Africa 

Benin guide for missing French tourists found dead

OUAGADOUGOU (Reuters) – A local guide for two French tourists who went missing on safari in Benin last week has been found shot dead and their car burned out, a local official and a regional security source said.

The fate of the tourists, who failed to return to camp on Wednesday in the Pendjari National Park in northern Benin, is unclear, the sources said.

France 24 television on Sunday reported that they had been kidnapped, citing unnamed regional sources.

France’s foreign affairs ministry could not confirm the information on Sunday, though it has acknowledged that two nationals and their guide had been missing since Wednesday.

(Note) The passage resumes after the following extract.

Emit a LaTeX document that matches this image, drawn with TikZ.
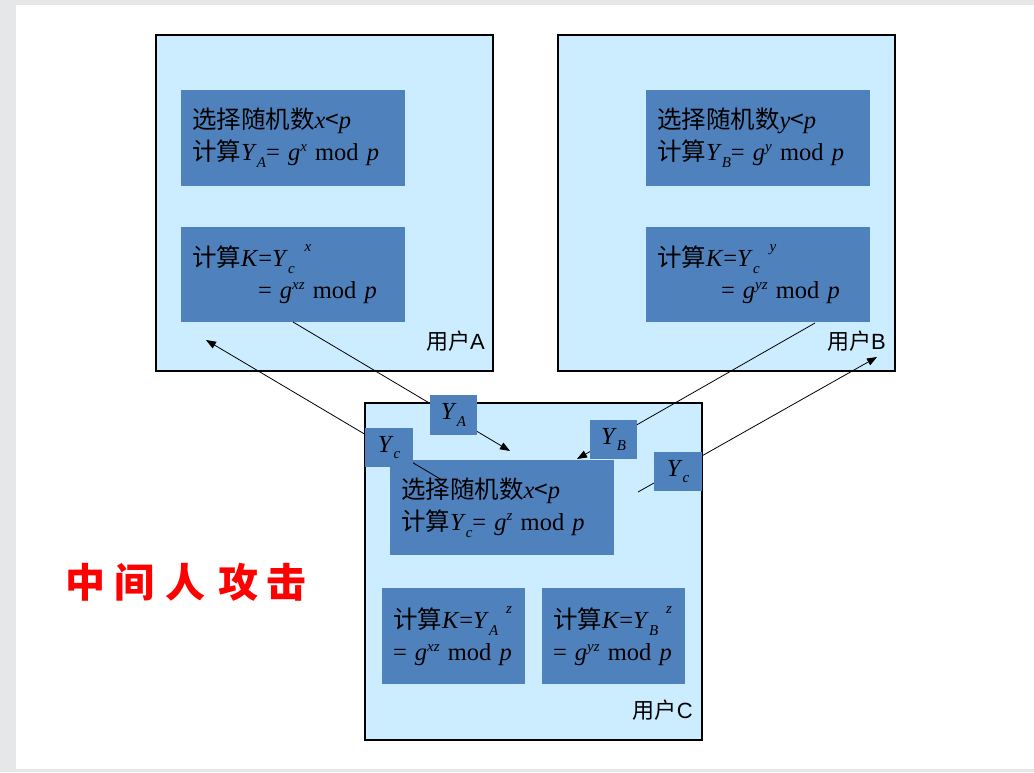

Officials in Benin and neighbouring Burkina Faso, where the sources say the car was found, declined to comment.

The French government had warned its citizens against travelling to parts of Benin near the Burkina Faso border where the park is located due to the risk of kidnapping.

The country’s military conducted anti-terrorism training exercises last year amid concern about militant activity in Burkina Faso, Niger and Nigeria.

Still, the disappearances and death mark a rare incident of violence in Benin, which is considered a pocket of calm in restive and impoverished West Africa where jihadist groups with links to al Qaeda and Islamic State have used local grievances to stoke violence and gain influence.

The sources said the guide’s car was found in eastern Burkina Faso, which this year has been overrun by jihadist attacks, forcing more than 100,000 residents to flee.

The guide’s body was riddled with bullets, the two sources said. It was not clear if he was found in Burkina or Benin.